In 1971, he married for the final time to Pamela Beryl Digby Churchill Hayward, the former wife of Winston Churchill's son Randolph, and widow of Broadway producer Leland Hayward. Harriman and Pamela Churchill had had an affair during the War in 1941 which led to the breakdown of her marriage to Randolph Churchill. In 1993, she became the 58th United States Ambassador to France.
Harriman died on July 26, 1986 in Yorktown Heights, New York, at the age of 94. Averell and Pamela Harriman are buried at the Arden Farm Graveyard in Arden, New York.

Legacy and honors

For the state park in New York named after his parents, see Harriman State Park.

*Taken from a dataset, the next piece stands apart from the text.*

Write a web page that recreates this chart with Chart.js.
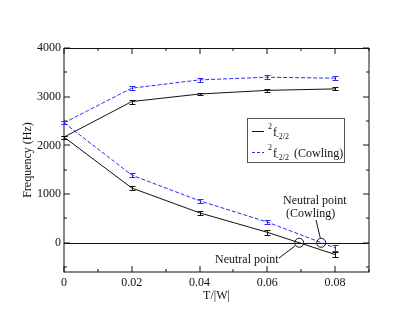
<!DOCTYPE html>
<html>
<head>
<meta charset="utf-8">
<script src="https://cdn.jsdelivr.net/npm/chart.js@4/dist/chart.umd.min.js"></script>
</head>
<body style="margin:0; background:#fff">
<canvas id="chart" width="415" height="321"></canvas>
<script>
// T/|W| values and frequencies (Hz)
const temps = [0, 0.02, 0.04, 0.06, 0.08];
const upper = [2170, 2900, 3055, 3130, 3160];
const upperErr = [30, 40, 30, 30, 30];
const lower = [2170, 1125, 615, 215, -240];
const lowerErr = [30, 50, 40, 45, 50];
const upperCowling = [2465, 3175, 3345, 3400, 3380];
const upperCowlingErr = [30, 40, 40, 40, 40];
const lowerCowling = [2465, 1390, 862, 425, -105];
const lowerCowlingErr = [30, 40, 40, 40, 65];
const xTicks = [0, 0.02, 0.04, 0.06, 0.08];
const yTicks = [0, 1000, 2000, 3000, 4000];
const neutralT = [0.0694, 0.0759];

const BLACK = '#111';
const BLUE = '#2a2aff';
const FONT = '"Liberation Serif", "DejaVu Serif", serif';

function pts(ys) {
    return temps.map((t, i) => ({ x: t, y: ys[i] }));
}

function series(data, err, color, dash) {
    return {
        data: pts(data),
        err: err,
        borderColor: color,
        borderWidth: 1,
        borderDash: dash,
        pointRadius: 0,
        fill: false,
        tension: 0
    };
}

const overlay = {
    id: 'overlay',
    afterDraw(chart) {
        const { ctx, chartArea: a, scales: { x, y } } = chart;
        const L = Math.round(a.left), R = Math.round(a.right);
        const T = Math.round(a.top), B = Math.round(a.bottom);
        ctx.save();
        ctx.setLineDash([]);
        ctx.lineWidth = 1;
        ctx.strokeStyle = BLACK;

        // zero line
        const y0 = Math.round(y.getPixelForValue(0)) + 0.5;
        ctx.beginPath();
        ctx.moveTo(L, y0); ctx.lineTo(R, y0);
        ctx.stroke();

        // frame
        ctx.strokeRect(L, T + 0.5, R - L, B - T - 0.5);

        // inward ticks on all four sides
        ctx.beginPath();
        for (let k = 0; k <= 9; k++) {
            const px = Math.round(x.getPixelForValue(k * 0.01));
            const len = k % 2 === 0 ? 6 : 3;
            ctx.moveTo(px, B); ctx.lineTo(px, B - len);
            ctx.moveTo(px, T); ctx.lineTo(px, T + len);
        }
        for (let k = -1; k <= 8; k++) {
            const py = Math.round(y.getPixelForValue(k * 500));
            const len = k % 2 === 0 ? 6 : 3;
            ctx.moveTo(L, py); ctx.lineTo(L + len, py);
            ctx.moveTo(R, py); ctx.lineTo(R - len, py);
        }
        ctx.stroke();

        // error bars
        chart.data.datasets.forEach(ds => {
            ctx.strokeStyle = ds.borderColor;
            ds.data.forEach((p, i) => {
                const px = Math.round(x.getPixelForValue(p.x)) + 0.5;
                const y1 = Math.round(y.getPixelForValue(p.y + ds.err[i])) + 0.5;
                const y2 = Math.round(y.getPixelForValue(p.y - ds.err[i])) + 0.5;
                ctx.beginPath();
                ctx.moveTo(px, y1); ctx.lineTo(px, y2);
                ctx.moveTo(px - 3, y1); ctx.lineTo(px + 3, y1);
                ctx.moveTo(px - 3, y2); ctx.lineTo(px + 3, y2);
                ctx.stroke();
            });
        });

        // neutral points
        ctx.strokeStyle = BLACK;
        const circ = neutralT.map(t => [x.getPixelForValue(t), y.getPixelForValue(0)]);
        circ.forEach(c => {
            ctx.beginPath();
            ctx.arc(c[0], c[1], 4.5, 0, Math.PI * 2);
            ctx.stroke();
        });

        // axis titles
        ctx.fillStyle = BLACK;
        ctx.font = '12px ' + FONT;
        ctx.textAlign = 'center';
        ctx.textBaseline = 'middle';
        ctx.fillText('T/|W|', (a.left + a.right) / 2, 296);
        ctx.save();
        ctx.translate(28, (a.top + a.bottom) / 2);
        ctx.rotate(-Math.PI / 2);
        ctx.fillText('Frequency (Hz)', 0, 0);
        ctx.restore();

        // annotations
        ctx.textAlign = 'left';
        ctx.textBaseline = 'alphabetic';
        ctx.fillText('Neutral point', 215, 263);
        ctx.fillText('Neutral point', 283, 204);
        ctx.fillText('(Cowling)', 286, 217);
        ctx.beginPath();
        ctx.moveTo(279, 258); ctx.lineTo(circ[0][0] - 4, circ[0][1] + 3);
        ctx.moveTo(316, 220); ctx.lineTo(circ[1][0] - 1, circ[1][1] - 5);
        ctx.stroke();

        // legend
        ctx.fillStyle = '#fff';
        ctx.fillRect(247, 118, 98, 45);
        ctx.strokeStyle = '#555';
        ctx.strokeRect(247.5, 118.5, 97, 44);
        const rows = [[BLACK, [], 131.5, ''], [BLUE, [3, 2], 152.5, '(Cowling)']];
        rows.forEach(r => {
            ctx.strokeStyle = r[0];
            ctx.setLineDash(r[1]);
            ctx.beginPath();
            ctx.moveTo(252, r[2]); ctx.lineTo(264, r[2]);
            ctx.stroke();
            ctx.setLineDash([]);
            ctx.fillStyle = BLACK;
            ctx.font = '8px ' + FONT;
            ctx.fillText('2', 268, r[2] - 3);
            ctx.font = '12px ' + FONT;
            ctx.fillText('f', 273, r[2] + 4);
            ctx.font = '8px ' + FONT;
            ctx.fillText('-2/2', 276, r[2] + 7);
            ctx.font = '12px ' + FONT;
            ctx.fillText(r[3], 294, r[2] + 4);
        });

        ctx.restore();
    }
};

const ctx = document.getElementById('chart').getContext('2d');
new Chart(ctx, {
    type: 'line',
    data: {
        datasets: [
            series(upper, upperErr, BLACK, []),
            series(lower, lowerErr, BLACK, []),
            series(upperCowling, upperCowlingErr, BLUE, [4, 2]),
            series(lowerCowling, lowerCowlingErr, BLUE, [4, 2])
        ]
    },
    options: {
        responsive: false,
        animation: false,
        layout: { padding: { top: 48, right: 46, left: 0, bottom: 0 } },
        plugins: { legend: { display: false }, tooltip: { enabled: false } },
        scales: {
            x: {
                type: 'linear',
                min: 0,
                max: 0.09,
                afterBuildTicks: s => { s.ticks = xTicks.map(v => ({ value: v })); },
                afterFit: s => { s.height = 49; },
                grid: { display: false, drawTicks: false },
                border: { display: false },
                ticks: {
                    color: BLACK,
                    padding: 4,
                    maxRotation: 0,
                    font: { family: FONT, size: 12 },
                    callback: v => String(v)
                }
            },
            y: {
                type: 'linear',
                min: -600,
                max: 4000,
                afterBuildTicks: s => { s.ticks = yTicks.map(v => ({ value: v })); },
                afterFit: s => { s.width = 64; },
                grid: { display: false, drawTicks: false },
                border: { display: false },
                ticks: {
                    color: BLACK,
                    padding: 3,
                    font: { family: FONT, size: 12 },
                    callback: v => String(v)
                }
            }
        }
    },
    plugins: [overlay]
});
</script>
</body>
</html>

Harriman State Park is a state park in eastern Idaho, United States. It is located on an 11,000-acre wildlife refuge in the Greater Yellowstone Ecosystem and is home to an abundance of elk, moose, sandhill cranes, trumpeter swans, and the occasional black or grizzly bear. Two-thirds of the trumpeter swans that winter in the contiguous United States spend the season in Harriman State Park. The land was deeded to Idaho for free in 1977 by Roland and W. Averell Harriman, whose insistence that the state have a professional park managing service helped prompt the creation of the Idaho Department of Parks and Recreation in 1965. The park opened to the public in 1982. It is located in Fremont County, 3 miles south of Island Park, Idaho. Henry's Fork, a fly-fishing stream, winds through the meadows of Harriman State Park. In winter, many of its roads and trails are groomed for cross country skiing.